start DATA SHOWN

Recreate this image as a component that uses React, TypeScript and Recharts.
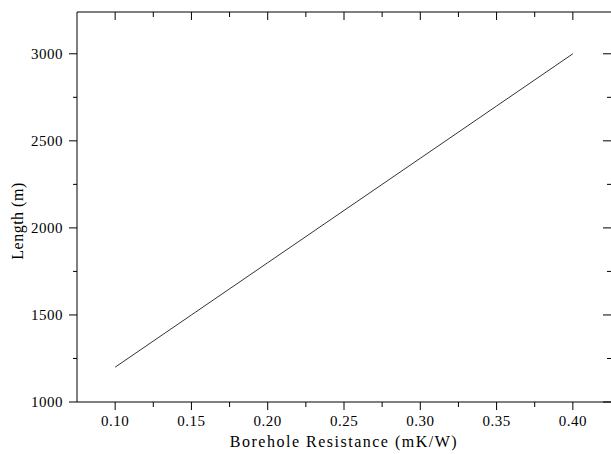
import React from 'react';
import { LineChart, Line, XAxis, YAxis } from 'recharts';

const resistance = [0.1, 0.15, 0.2, 0.25, 0.3, 0.35, 0.4];
const lengthM = [1200, 1500, 1800, 2100, 2400, 2700, 3000];
const xTicks = [0.1, 0.125, 0.15, 0.175, 0.2, 0.225, 0.25, 0.275, 0.3, 0.325, 0.35, 0.375, 0.4];
const yTicks = [1000, 1250, 1500, 1750, 2000, 2250, 2500, 2750, 3000];
const xDomain = [0.075, 0.425];
const yDomain = [1000, 3240];

const data = resistance.map((r, i) => ({ r, len: lengthM[i] }));

const FONT = '"Liberation Serif", "Times New Roman", serif';
const isMajorX = (v: number) => Math.abs(v * 20 - Math.round(v * 20)) < 1e-6;
const isMajorY = (v: number) => v % 500 === 0;

const BottomTick = (props: any) => {
  const { x, y, payload } = props;
  const major = isMajorX(payload.value);
  return (
    <g>
      <line x1={x} x2={x} y1={y} y2={y + (major ? 8 : 5)} stroke="#000" strokeWidth={1} />
      {major && (
        <text x={x} y={y + 24} textAnchor="middle" fontFamily={FONT} fontSize={15} letterSpacing={0.5} fill="#000">
          {payload.value.toFixed(2)}
        </text>
      )}
    </g>
  );
};

const TopTick = (props: any) => {
  const { x, y, payload } = props;
  const major = isMajorX(payload.value);
  return <line x1={x} x2={x} y1={y} y2={y + (major ? 8 : 5)} stroke="#000" strokeWidth={1} />;
};

const LeftTick = (props: any) => {
  const { x, y, payload } = props;
  const major = isMajorY(payload.value);
  return (
    <g>
      <line x1={x} x2={x - (major ? 8 : 4)} y1={y} y2={y} stroke="#000" strokeWidth={1} />
      {major && (
        <text x={x - 14} y={y + 5} textAnchor="end" fontFamily={FONT} fontSize={15} letterSpacing={0.5} fill="#000">
          {payload.value}
        </text>
      )}
    </g>
  );
};

const RightTick = (props: any) => {
  const { x, y, payload } = props;
  const major = isMajorY(payload.value);
  return <line x1={x} x2={x - (major ? 8 : 4)} y1={y} y2={y} stroke="#000" strokeWidth={1} />;
};

export default function App() {
  return (
    <div style={{ position: 'absolute', left: 0, top: 0, width: 611, height: 454, overflow: 'hidden', background: '#fff' }}>
      <LineChart width={620} height={454} data={data} margin={{ top: 11, right: 8, bottom: 0, left: 0 }}>
        <XAxis
          dataKey="r"
          type="number"
          domain={xDomain}
          allowDataOverflow
          ticks={xTicks}
          interval={0}
          tickSize={0}
          tickMargin={0}
          tickLine={false}
          tick={<BottomTick />}
          axisLine={{ stroke: '#000', strokeWidth: 1 }}
          height={52}
        />
        <XAxis
          xAxisId="top"
          orientation="top"
          dataKey="r"
          type="number"
          domain={xDomain}
          allowDataOverflow
          ticks={xTicks}
          interval={0}
          tickSize={0}
          tickMargin={0}
          tickLine={false}
          tick={<TopTick />}
          axisLine={{ stroke: '#000', strokeWidth: 1 }}
          height={1}
        />
        <YAxis
          type="number"
          domain={yDomain}
          allowDataOverflow
          ticks={yTicks}
          interval={0}
          tickSize={0}
          tickMargin={0}
          tickLine={false}
          tick={<LeftTick />}
          axisLine={{ stroke: '#000', strokeWidth: 1 }}
          width={77}
        />
        <YAxis
          yAxisId="right"
          orientation="right"
          type="number"
          domain={yDomain}
          allowDataOverflow
          ticks={yTicks}
          interval={0}
          tickSize={0}
          tickMargin={0}
          tickLine={false}
          tick={<RightTick />}
          axisLine={false}
          width={1}
        />
        <Line
          dataKey="len"
          type="linear"
          stroke="#333"
          strokeWidth={1}
          dot={false}
          isAnimationActive={false}
        />
        <Line
          xAxisId="top"
          yAxisId="right"
          dataKey="len"
          type="linear"
          stroke="none"
          dot={false}
          legendType="none"
          isAnimationActive={false}
        />
      </LineChart>
      <div
        style={{
          position: 'absolute',
          left: 77,
          width: 534,
          top: 433,
          textAlign: 'center',
          fontFamily: FONT,
          fontSize: 16,
          letterSpacing: 1.5,
          lineHeight: '18px',
          color: '#000',
          whiteSpace: 'nowrap',
        }}
      >
        Borehole Resistance (mK/W)
      </div>
      <svg style={{ position: 'absolute', left: 0, top: 0 }} width={40} height={454}>
        <text
          x={0}
          y={0}
          transform="translate(17,221) rotate(-90)"
          textAnchor="middle"
          dominantBaseline="central"
          fontFamily={FONT}
          fontSize={16}
          letterSpacing={0.5}
          fill="#000"
        >
          Length (m)
        </text>
      </svg>
    </div>
  );
}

end DATA SHOWN

# [SET TASK]
Collect the lines of the data that carry the word "React".

# [SOLUTION TO THE EXERCISE]
Recreate this image as a component that uses React, TypeScript and Recharts.
import React from 'react';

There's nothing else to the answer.